Practical Implications:

  1. For Taxpayers Engaged in Mineral Operations: Companies and individuals involved in mineral prospecting or production can now claim a deduction for qualifying expenditures over ten years, reducing their taxable income.
  2. Exclusions Impact: Expenditures on acquiring mineral rights or capital assets eligible for depreciation under Section 33 cannot be claimed under this section. Taxpayers must carefully segregate qualifying and non-qualifying expenditures.
  3. Audit Compliance: Non-corporate taxpayers must ensure their accounts are audited and the audit report is submitted on time to claim the deduction.
  4. Amalgamation/Demerger: In cases of corporate restructuring, the deduction benefits transfer to the new entity, ensuring no loss of tax benefits.

Critical Concepts:

  1. Qualifying Expenditure: Expenditures incurred during the year of commercial production or the four preceding years, wholly and exclusively for prospecting or developing a mine, are eligible.
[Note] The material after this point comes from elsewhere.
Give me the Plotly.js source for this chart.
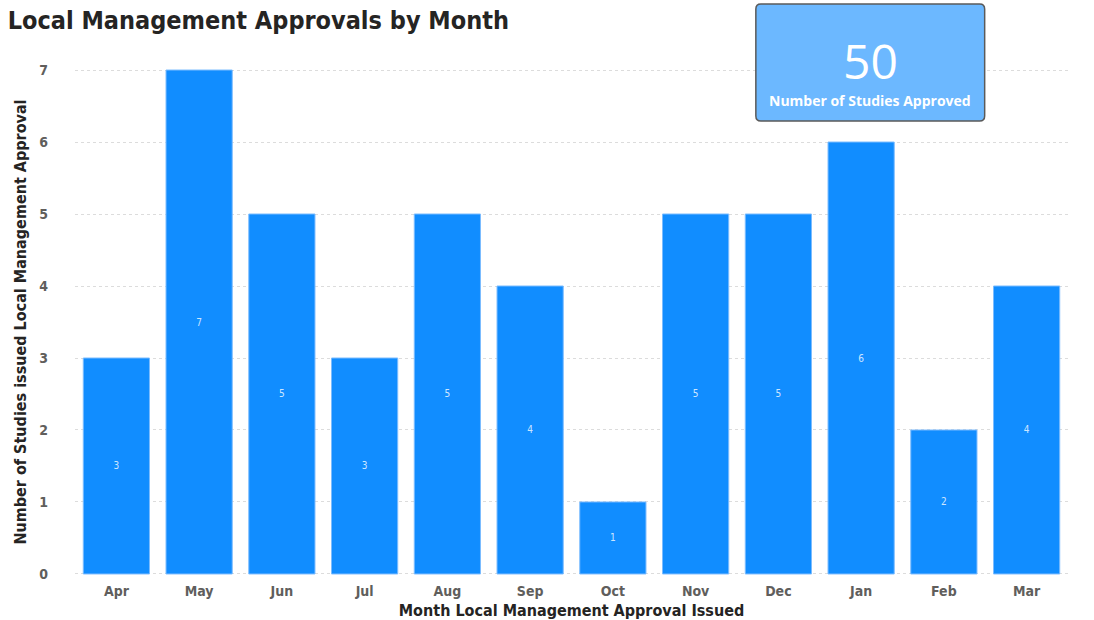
<!DOCTYPE html>
<html>
<head>
<meta charset="utf-8">
<script src="https://cdn.plot.ly/plotly-3.0.1.min.js"></script>
<style>html,body{margin:0;padding:0;background:#fff;}#chart{width:1094px;height:620px;}</style>
</head>
<body>
<div id="chart"></div>
<script>
const months = ["Apr","May","Jun","Jul","Aug","Sep","Oct","Nov","Dec","Jan","Feb","Mar"];
const approvals = [3,7,5,3,5,4,1,5,5,6,2,4];
const chartTitle = "Local Management Approvals by Month";
const xTitle = "Month Local Management Approval Issued";
const yTitle = "Number of Studies issued Local Management Approval";
const cardLabel = "Number of Studies Approved";

const total = approvals.reduce((a,b)=>a+b,0);
const F = "DejaVu Sans Condensed, Liberation Sans Narrow, sans-serif";

// plot area in pixels
const L = 74.6, R = 1068.4, T = 67, B = 577;
const W = R - L, H = B - T;
const px = x => (x - L) / W;
const py = y => (B - y) / H;
const cx0 = 756, cx1 = 985, cy0 = 4, cy1 = 121, r = 5;
function rr(){
  const x0=px(cx0), x1=px(cx1), y0=py(cy1), y1=py(cy0);
  const rx=r/W, ry=r/H;
  return `M ${x0+rx} ${y1} L ${x1-rx} ${y1} Q ${x1} ${y1} ${x1} ${y1-ry} L ${x1} ${y0+ry} Q ${x1} ${y0} ${x1-rx} ${y0} L ${x0+rx} ${y0} Q ${x0} ${y0} ${x0} ${y0+ry} L ${x0} ${y1-ry} Q ${x0} ${y1} ${x0+rx} ${y1} Z`;
}

const trace = {
  type: "bar",
  x: months,
  y: approvals,
  text: approvals.map(String),
  textposition: "inside",
  insidetextanchor: "middle",
  textfont: {color: "rgba(255,255,255,0.8)", size: 10, family: F},
  marker: {color: "#118DFF", line: {color: "#7bbcff", width: 1}},
  hoverinfo: "x+y"
};

const layout = {
  width: 1094, height: 620,
  margin: {l: L, r: 1094 - R, t: T, b: 620 - B},
  paper_bgcolor: "#ffffff", plot_bgcolor: "#ffffff",
  bargap: 0.2,
  showlegend: false,
  font: {family: F},
  title: {text: "<b>" + chartTitle + "</b>", x: 0.007, xanchor: "left", y: 0.968, yanchor: "middle",
          font: {family: F, size: 25, color: "#252423"}},
  xaxis: {
    type: "category",
    tickfont: {family: F, size: 14, color: "#605E5C", weight: "bold"},
    ticks: "", showline: false, showgrid: false, zeroline: false,
    ticklabelstandoff: 4,
    title: {text: "<b>" + xTitle + "</b>", standoff: 8, font: {family: F, size: 16, color: "#252423"}}
  },
  yaxis: {
    range: [-0.042, 7.042], dtick: 1, tick0: 0,
    tickfont: {family: F, size: 14, color: "#605E5C", weight: "bold"},
    ticks: "", showline: false, zeroline: false,
    showgrid: true, gridcolor: "#dcdcdc", griddash: "dot", gridwidth: 1,
    ticklabelstandoff: 26,
    title: {text: "<b>" + yTitle + "</b>", standoff: 8, font: {family: F, size: 16, color: "#252423"}}
  },
  shapes: [{
    type: "path", xref: "paper", yref: "paper", path: rr(),
    fillcolor: "#6CB8FF", line: {color: "#5a5a5a", width: 1.5}, layer: "above"
  }],
  annotations: [
    {xref: "paper", yref: "paper", x: px((cx0+cx1)/2), y: py(60), text: String(total), showarrow: false,
     font: {family: "Open Sans, sans-serif", size: 48, color: "#ffffff"}, xanchor: "center", yanchor: "middle"},
    {xref: "paper", yref: "paper", x: px((cx0+cx1)/2), y: py(100), text: "<b>" + cardLabel + "</b>", showarrow: false,
     font: {family: "Open Sans, sans-serif", size: 14, color: "#ffffff"}, xanchor: "center", yanchor: "middle"}
  ]
};

Plotly.newPlot("chart", [trace], layout, {displayModeBar: false, staticPlot: true});
</script>
</body>
</html>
However, expenditures met by third parties or recovered through sale, salvage, or insurance are excluded.
  2. Instalment Calculation: The deduction is calculated as one-tenth of the qualifying expenditure or the amount needed to reduce taxable income to zero, whichever is lower.
  3. Year of Commercial Production: The tax year in which commercial production of the mineral begins.
  4. Relevant Tax Years: The ten-year period starting from the year of commercial production.

Compliance Steps:

  1. Identify Qualifying Expenditures: Segregate expenditures incurred on prospecting or mine development, excluding those on acquiring mineral rights or capital assets eligible for depreciation.
  2. Maintain Documentation: Keep detailed records of all qualifying expenditures, including dates, nature, and amounts.
  3. Audit Requirements (for Non-Corporate Taxpayers):
    • Ensure accounts for the years in which qualifying expenditures were incurred are audited.
    • Submit the audit report in the prescribed format by the due date.
  4. Claim Deduction: Calculate the deduction as one-tenth of the qualifying expenditure or the amount needed to reduce taxable income to zero, whichever is lower.
  5. Carryforward Unused Deductions: If the full deduction cannot be utilized in a given year, carry forward the unused portion to subsequent years, up to the tenth year.

Examples:

  1. Scenario 1: A company incurs ₹10 crore on prospecting for a mineral in Year 1. Commercial production begins in Year 5. The company can claim a deduction of ₹1 crore (one-tenth of ₹10 crore) each year from Year 5 to Year 14.
  2. Scenario 2: In Year 6, the company’s taxable income before the deduction is ₹50 lakh. The deduction for that year is limited to ₹50 lakh (to reduce taxable income to zero), and the remaining ₹50 lakh is carried forward to Year 7.
  3. Scenario 3: A non-corporate taxpayer incurs ₹5 crore on prospecting in Year 2. To claim the deduction, they must have their accounts audited and submit the audit report by the due date.

This section provides a structured approach to amortizing prospecting and development expenditures, ensuring taxpayers can benefit from deductions over a ten-year period while maintaining compliance with audit and documentation requirements.